The resulting object can be inspected using the summary(), head(), tail(), and print() functions. For instance, we can see a description of the treedata.tree object using the summary() function:

summary(td)

Next, we can perform data manipulation steps on the resulting treedata.table object. For instance, we can extract the SVL column (snout-vent length) using the $ function and [ operator, as follows:

td$dat[,’SVL’]

A named vector of the same trait (SVL) can also be extracted using td[[”SVL”]] or extractVector(td, ’SVL’). However, extractVector further supports extraction of multiple traits. For instance, the following code will extract two named vectors: one for SVL and another for ecomorph.
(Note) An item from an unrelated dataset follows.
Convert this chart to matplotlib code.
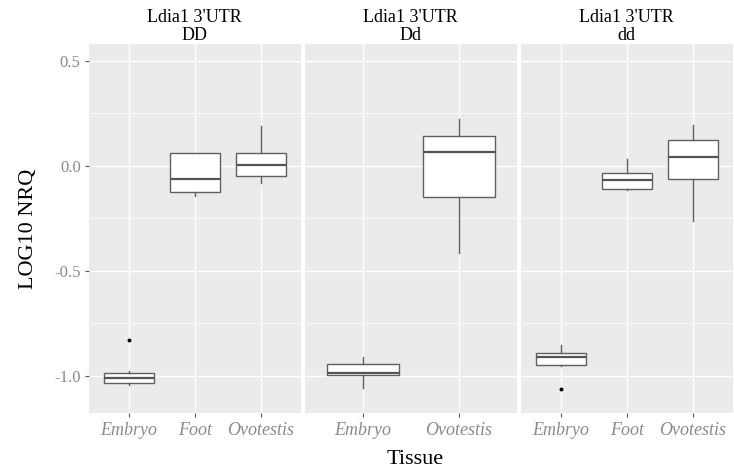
import matplotlib
matplotlib.use('Agg')
import matplotlib.pyplot as plt
from matplotlib.ticker import MultipleLocator

plt.rcParams['font.family'] = ['Liberation Serif', 'DejaVu Serif']

# facets and the tissues present in each
genotypes = ['DD', 'Dd', 'dd']
tissues = {'DD': ['Embryo', 'Foot', 'Ovotestis'],
           'Dd': ['Embryo', 'Ovotestis'],
           'dd': ['Embryo', 'Foot', 'Ovotestis']}

# box stats (log10 NRQ)
whislo = {'DD': [-1.041, -0.141, -0.080], 'Dd': [-1.056, -0.413], 'dd': [-0.951, -0.113, -0.262]}
q1 = {'DD': [-1.035, -0.125, -0.046], 'Dd': [-0.994, -0.149], 'dd': [-0.948, -0.108, -0.060]}
med = {'DD': [-1.010, -0.062, 0.005], 'Dd': [-0.984, 0.068], 'dd': [-0.908, -0.068, 0.043]}
q3 = {'DD': [-0.986, 0.060, 0.063], 'Dd': [-0.944, 0.141], 'dd': [-0.892, -0.032, 0.125]}
whishi = {'DD': [-0.975, 0.062, 0.190], 'Dd': [-0.908, 0.222], 'dd': [-0.854, 0.035, 0.195]}
outliers = {'DD': [[-0.829], [], []], 'Dd': [[], []], 'dd': [[-1.063], [], []]}

fig = plt.figure(figsize=(7.34, 4.75), dpi=100)
W, H = 734, 475
lefts = [89, 305, 521]
pw = 211.7
top, bot = 44, 413.3

for i, g in enumerate(genotypes):
    ax = fig.add_axes([lefts[i] / W, (H - bot) / H, pw / W, (bot - top) / H])
    ax.set_facecolor('#EBEBEB')
    n = len(tissues[g])
    stats = []
    for k in range(n):
        stats.append({'whislo': whislo[g][k], 'q1': q1[g][k], 'med': med[g][k],
                      'q3': q3[g][k], 'whishi': whishi[g][k], 'fliers': outliers[g][k]})
    pos = list(range(1, n + 1))
    ax.bxp(stats, positions=pos, widths=0.75, showcaps=False, patch_artist=True,
           boxprops=dict(facecolor='white', edgecolor='#606060', linewidth=1.0),
           medianprops=dict(color='#555555', linewidth=1.6),
           whiskerprops=dict(color='#606060', linewidth=1.0),
           flierprops=dict(marker='o', markersize=1.8, markerfacecolor='black',
                           markeredgecolor='black'),
           zorder=3)
    ax.set_xlim(0.4, n + 0.6)
    ax.set_ylim(-1.178, 0.581)
    ax.yaxis.set_major_locator(MultipleLocator(0.5))
    ax.yaxis.set_minor_locator(MultipleLocator(0.25))
    ax.grid(True, which='major', color='white', linewidth=1.0, zorder=0)
    ax.grid(True, which='minor', axis='y', color='white', linewidth=0.5, zorder=0)
    ax.set_axisbelow(True)
    for s in ax.spines.values():
        s.set_visible(False)
    ax.set_xticks(pos)
    ax.set_xticklabels(tissues[g], fontsize=13, style='italic', color='#8A8A8A')
    ax.tick_params(axis='x', length=3, color='#555555', pad=3)
    ax.tick_params(axis='y', which='minor', length=0)
    if i == 0:
        ax.set_yticks([-1.0, -0.5, 0.0, 0.5])
        ax.set_yticklabels(['-1.0', '-0.5', '0.0', '0.5'], fontsize=12, color='#8A8A8A')
        ax.tick_params(axis='y', which='major', length=3, color='#555555', pad=3)
        ax.set_ylabel('LOG10 NRQ', fontsize=16, labelpad=12)
    else:
        ax.tick_params(axis='y', which='major', length=0, labelleft=False)
    ax.set_title("Ldia1 3'UTR\n" + g, fontsize=13, pad=3, linespacing=1.05)

fig.text(415 / W, 1 - 460 / H, 'Tissue', fontsize=16, ha='center', va='center')

fig.savefig('out.png', dpi=100)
extractVector(td, ’SVL’,’ecomorph’)

The real power in treedata.table is in co-indexing the tree and table based on functions from data.table. We can use data.table syntax to subset the treedata.table object and include only the first representative from each ecomorph in the Anolis dataset.

td[, head(.SD, 1), by = ”ecomorph”]

We can also subset the Anolis dataset to include a single species per ecomorph and island:

td[, head(.SD, 1), by = .(ecomorph, island)]

Furthermore, we can create a new variable summarizing SVL+hostility for only Cuban anoles:

td[island == ”Cuba”, .(Index = SVL + hostility)]

While the options for data manipulations are infinite, the matching between the tree and data attributes is always constant. Finally, users can pass data and trees in treedata.table objects as arguments to functions in other packages. For instance, below we use the tdt function in treedata.table to fit a continuous model of trait evolution for SVL in geiger (Harmon et al., 2008; Pennell et al., 2014):

tdt(td, fitContinuous(phy, extractVector(td, ’SVL’), model=”BM”))

All the functions explained above can handle multiple trees. For instance, below we fit the same model of continuous trait evolution on SVL based on a multiPhylo tree for the Anolis dataset:

trees <- list(anolis$phy,anolis$phy)

class(trees) <- “multiPhylo”

td <- as.treedata.table (tree=trees, data=anolis$dat)

tdt(td, fitContinuous(phy, extractVector(td, ‘SVL’), model=”BM”))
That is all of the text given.